Complete Original Columns, Grit Lit, Heroes, Thrillers

Wonderful Reads From Boyd, Hunter & Dietrich

This is the entire Grit-Lit column as it appears in newspapers throughout the United States in February 2010

Yesterday I was in Vegas. Where I discovered you can buy a great hardback for less than the price of a couple of drinks. Listen, I’m talking about a drink. Not some metro-sexual-handmade-fruit-squished-with-an-exotic-hardwood-mortar-and-crystal-pestal-chocolate-flavored-dessert-in-a-glass-martini. I’m talking about a plain old man’s drink– bourbon and soda “big and dark, thank you.” Two cost $26. Plus tip. I should have spent that dough on any one of these books. It would have been money better spent.

“The Brick Layer” by Noah Boyd. (William Morrow, $24.99, 390 pages. Hard cover.)

Boyd’s an ex-FBI agent with more than 20 years experience. He knows bad guys and good ones, too.

“Brick Layer” is his first novel. Hero Steve Vail, an ex-FBI agent fired for insubordination, is working as a bricklayer when he is lured back to work a deadly, unsolvable case.

Good story. Fast paced. Here’s an example.

“Ronson swung and caught him full on the jaw, but it didn’t seem to have any effect. The mason countered with a straight right to the middle of the robber’s face, snapping his head back violently and buckling his knees. The bricklayer grabbed him, turned, and launched him through the adjoining window, shattering it as well.”

“Outside, one of the reporters yelled to his cameraman, “Did you get it? Both of them?”

“Oh, yeah. Every beautiful bounce.”

Great action. Great writing. Great story.

And now, an old buddy I’d be glad to share a $13 drink with.

“I, Sniper” by Stephen Hunter. (Simon & Schuster, $26, 432 pages. Hard cover.)

Hunter has been a favorite of Grit-Lit for years. His “Bob Lee Swagger Novels” are, what does my kid say, “The bomb?” Or is it “Dope”? Aw heck, nothing worse than a middle-aged dude trying to sound cool.

Bob Lee Swagger is Hunter’s best work. He’s tried to keep the stories fresh by following the family tree – Bob’s daddy when he’s young, Bob’s daddy when he’s older, Bob when he’s young … And they are all good, but the Bob Lee Swagger’s are the best. This graphic description of the bad guy at work is just one reason why.

I, Sniper

“He spared her and America the disturbing phenomenon of a head shot.
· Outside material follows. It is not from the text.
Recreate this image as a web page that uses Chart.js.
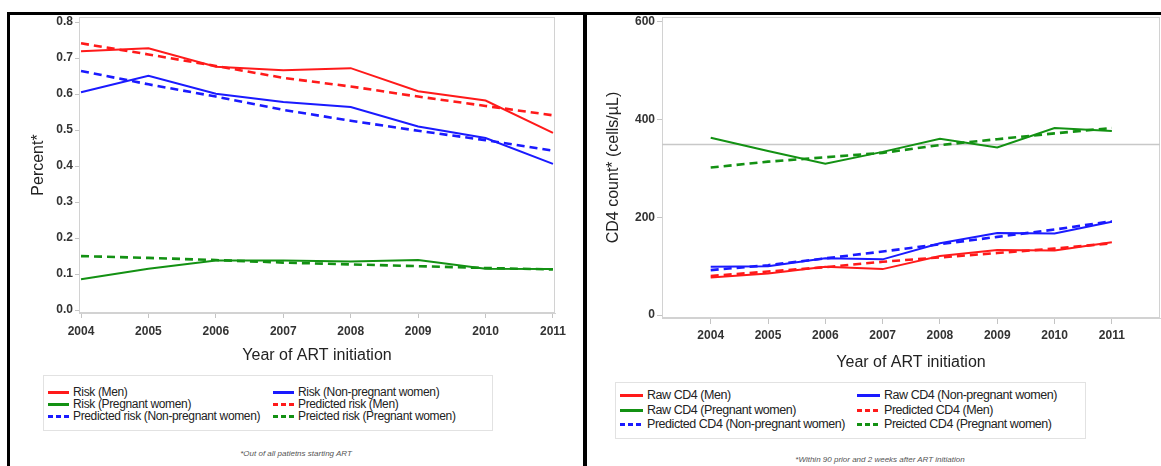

Instead, he fired from about 340 yards out and sent a 168-grain Sierra hollow point boat tail MatchKing on a slight downward angle at 2,300 feet per second to pierce her between her fourth and fifth ribs on the left-hand side, just outside the armpit; the missile flew unerringly through viscera without the slightest deviation and had only lost a few dozen pounds of energy when it hit her in the absolute center of the heart, exactly where all four chambers came together in a nexus of muscle. That organ was pulped in a fraction of a second. Death was instantaneous, a kind of mercy, one supposes, as Ms. Flanders quite literally could not have noticed her own extinction.”

If you don’t like the violence, whatcha reading this column for?

William Dietrich

“The Dakota Cipher” by William Dietrich. (Harper Collins, $9.99, 438 pages. Soft cover.)

When this book came out in hard cover, EVERYONE wanted me to review it. My response? “Review a silly historical story about a gambling, conniving playboy? All ready been done. It’s called Maverick and it don’t get no better than that.”

And no you silly young pup, I don’t mean that co-pilot from the “Right Stuff.”

Oops! Wrong, Again! 

Dakota Cipher

Hero, Ethan Gage, is sort of the pre-Maverick Maverick. Mentored by Ben Franklin and somehow coerced into simultaneously working for Napoleon and Thomas Jefferson, Gage’s seems to make decisions by follow the cutest thing in a skirt. This leads to messes that are hard to imagine and even more difficult to describe.

“Dakota” is sort of like Indiana Jones blended with Maverick and set in the 19th century.

Go get a nice be cold glass of water and use the money you saved on adult beverages to buy a few books. The drinks will last moments on your lips but the books will live on in your mind, forever.